## Task to complete
Give an exact transcription of every line, dropping the images.

+ + + + +

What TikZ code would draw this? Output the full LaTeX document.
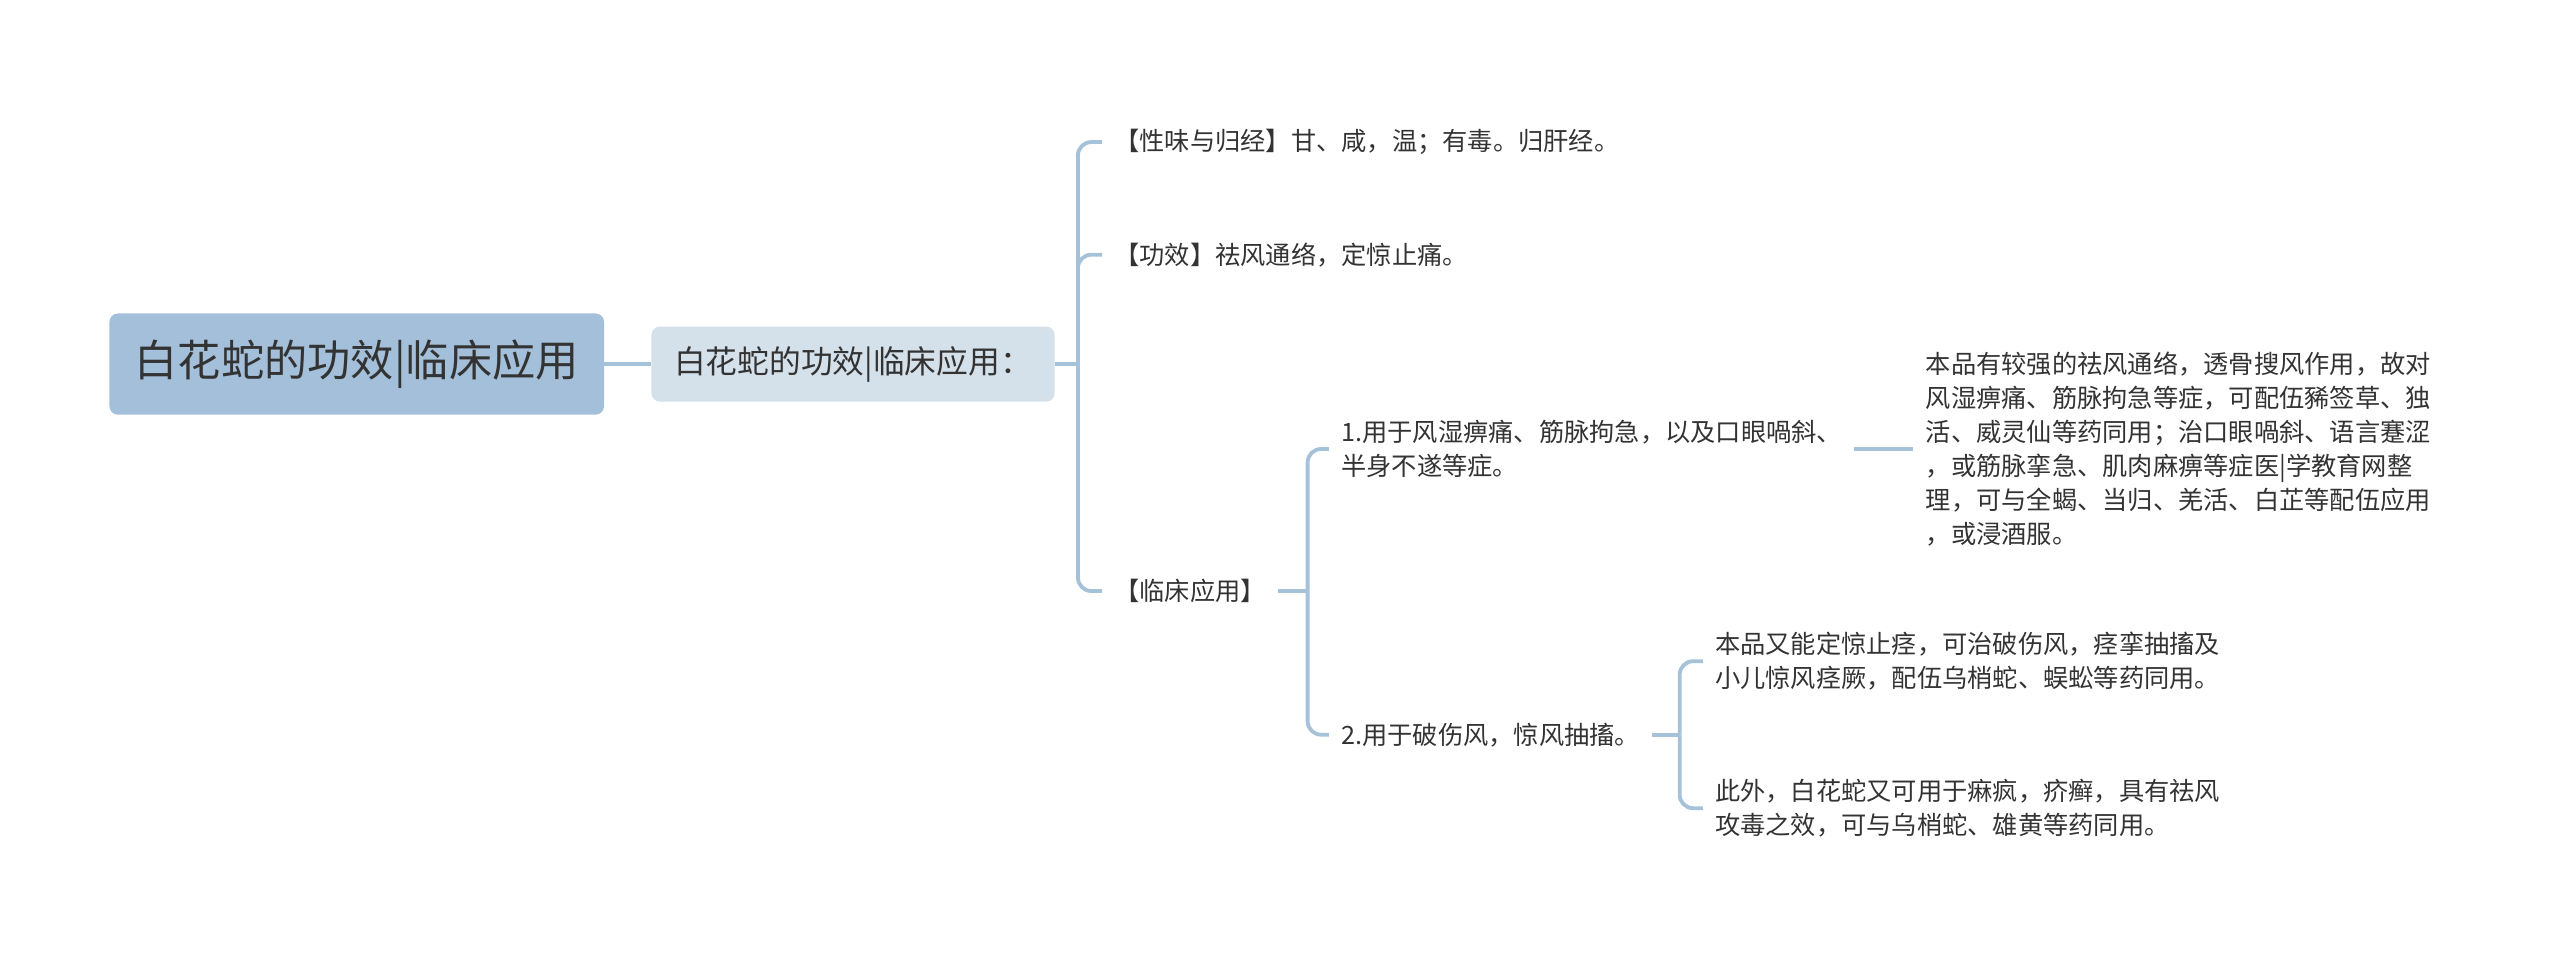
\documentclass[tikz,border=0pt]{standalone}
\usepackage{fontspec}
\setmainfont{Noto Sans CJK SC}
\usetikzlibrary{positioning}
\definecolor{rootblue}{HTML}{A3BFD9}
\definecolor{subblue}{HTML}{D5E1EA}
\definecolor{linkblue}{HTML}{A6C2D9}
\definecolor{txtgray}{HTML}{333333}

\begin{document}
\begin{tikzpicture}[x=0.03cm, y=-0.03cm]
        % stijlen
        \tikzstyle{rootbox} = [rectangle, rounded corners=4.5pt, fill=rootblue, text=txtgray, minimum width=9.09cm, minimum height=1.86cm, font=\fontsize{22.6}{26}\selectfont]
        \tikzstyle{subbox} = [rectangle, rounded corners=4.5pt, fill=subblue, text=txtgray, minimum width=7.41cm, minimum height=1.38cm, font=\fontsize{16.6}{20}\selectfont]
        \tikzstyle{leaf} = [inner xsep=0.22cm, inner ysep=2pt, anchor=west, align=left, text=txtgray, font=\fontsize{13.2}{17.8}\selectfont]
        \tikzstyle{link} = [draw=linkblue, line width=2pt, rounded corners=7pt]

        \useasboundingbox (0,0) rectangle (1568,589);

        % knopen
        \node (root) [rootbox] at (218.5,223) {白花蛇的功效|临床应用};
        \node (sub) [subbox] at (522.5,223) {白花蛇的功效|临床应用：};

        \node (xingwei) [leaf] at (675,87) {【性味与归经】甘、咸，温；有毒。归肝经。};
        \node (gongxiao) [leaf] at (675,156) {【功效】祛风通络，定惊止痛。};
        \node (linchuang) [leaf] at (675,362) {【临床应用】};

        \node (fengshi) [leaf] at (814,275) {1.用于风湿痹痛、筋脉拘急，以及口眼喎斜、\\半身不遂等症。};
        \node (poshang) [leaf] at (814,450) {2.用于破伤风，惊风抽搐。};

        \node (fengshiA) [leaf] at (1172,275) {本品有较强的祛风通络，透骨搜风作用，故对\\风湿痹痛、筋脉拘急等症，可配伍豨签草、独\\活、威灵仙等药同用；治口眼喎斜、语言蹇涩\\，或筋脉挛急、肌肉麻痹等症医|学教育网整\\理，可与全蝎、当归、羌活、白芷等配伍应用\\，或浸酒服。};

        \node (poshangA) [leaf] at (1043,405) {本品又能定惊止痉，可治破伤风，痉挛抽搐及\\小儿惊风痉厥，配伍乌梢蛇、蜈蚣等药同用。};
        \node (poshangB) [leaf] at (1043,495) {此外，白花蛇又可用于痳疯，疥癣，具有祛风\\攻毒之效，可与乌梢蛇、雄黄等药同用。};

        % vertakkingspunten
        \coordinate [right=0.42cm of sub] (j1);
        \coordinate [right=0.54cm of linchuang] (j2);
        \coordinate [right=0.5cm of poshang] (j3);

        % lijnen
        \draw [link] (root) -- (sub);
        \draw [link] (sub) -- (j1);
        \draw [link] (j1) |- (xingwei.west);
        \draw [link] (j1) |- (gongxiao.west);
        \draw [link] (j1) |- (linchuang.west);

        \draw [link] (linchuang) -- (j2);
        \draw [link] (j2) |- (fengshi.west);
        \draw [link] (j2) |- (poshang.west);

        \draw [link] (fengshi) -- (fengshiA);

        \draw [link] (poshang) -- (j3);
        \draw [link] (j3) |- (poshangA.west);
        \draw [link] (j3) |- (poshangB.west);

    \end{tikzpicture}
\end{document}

+ + + + +

## The response
What TikZ code would draw this? Output the full LaTeX document.
\documentclass[tikz,border=0pt]{standalone}
\usepackage{fontspec}
\setmainfont{Noto Sans CJK SC}
\usetikzlibrary{positioning}
\definecolor{rootblue}{HTML}{A3BFD9}
\definecolor{subblue}{HTML}{D5E1EA}
\definecolor{linkblue}{HTML}{A6C2D9}
\definecolor{txtgray}{HTML}{333333}

\begin{document}
\begin{tikzpicture}[x=0.03cm, y=-0.03cm]
        % stijlen
        \tikzstyle{rootbox} = [rectangle, rounded corners=4.5pt, fill=rootblue, text=txtgray, minimum width=9.09cm, minimum height=1.86cm, font=\fontsize{22.6}{26}\selectfont]
        \tikzstyle{subbox} = [rectangle, rounded corners=4.5pt, fill=subblue, text=txtgray, minimum width=7.41cm, minimum height=1.38cm, font=\fontsize{16.6}{20}\selectfont]
        \tikzstyle{leaf} = [inner xsep=0.22cm, inner ysep=2pt, anchor=west, align=left, text=txtgray, font=\fontsize{13.2}{17.8}\selectfont]
        \tikzstyle{link} = [draw=linkblue, line width=2pt, rounded corners=7pt]

        \useasboundingbox (0,0) rectangle (1568,589);

        % knopen
        \node (root) [rootbox] at (218.5,223) {白花蛇的功效|临床应用};
        \node (sub) [subbox] at (522.5,223) {白花蛇的功效|临床应用：};

        \node (xingwei) [leaf] at (675,87) {【性味与归经】甘、咸，温；有毒。归肝经。};
        \node (gongxiao) [leaf] at (675,156) {【功效】祛风通络，定惊止痛。};
        \node (linchuang) [leaf] at (675,362) {【临床应用】};

        \node (fengshi) [leaf] at (814,275) {1.用于风湿痹痛、筋脉拘急，以及口眼喎斜、\\半身不遂等症。};
        \node (poshang) [leaf] at (814,450) {2.用于破伤风，惊风抽搐。};

        \node (fengshiA) [leaf] at (1172,275) {本品有较强的祛风通络，透骨搜风作用，故对\\风湿痹痛、筋脉拘急等症，可配伍豨签草、独\\活、威灵仙等药同用；治口眼喎斜、语言蹇涩\\，或筋脉挛急、肌肉麻痹等症医|学教育网整\\理，可与全蝎、当归、羌活、白芷等配伍应用\\，或浸酒服。};

        \node (poshangA) [leaf] at (1043,405) {本品又能定惊止痉，可治破伤风，痉挛抽搐及\\小儿惊风痉厥，配伍乌梢蛇、蜈蚣等药同用。};
        \node (poshangB) [leaf] at (1043,495) {此外，白花蛇又可用于痳疯，疥癣，具有祛风\\攻毒之效，可与乌梢蛇、雄黄等药同用。};

        % vertakkingspunten
        \coordinate [right=0.42cm of sub] (j1);
        \coordinate [right=0.54cm of linchuang] (j2);
        \coordinate [right=0.5cm of poshang] (j3);

        % lijnen
        \draw [link] (root) -- (sub);
        \draw [link] (sub) -- (j1);
        \draw [link] (j1) |- (xingwei.west);
        \draw [link] (j1) |- (gongxiao.west);
        \draw [link] (j1) |- (linchuang.west);

        \draw [link] (linchuang) -- (j2);
        \draw [link] (j2) |- (fengshi.west);
        \draw [link] (j2) |- (poshang.west);

        \draw [link] (fengshi) -- (fengshiA);

        \draw [link] (poshang) -- (j3);
        \draw [link] (j3) |- (poshangA.west);
        \draw [link] (j3) |- (poshangB.west);

    \end{tikzpicture}
\end{document}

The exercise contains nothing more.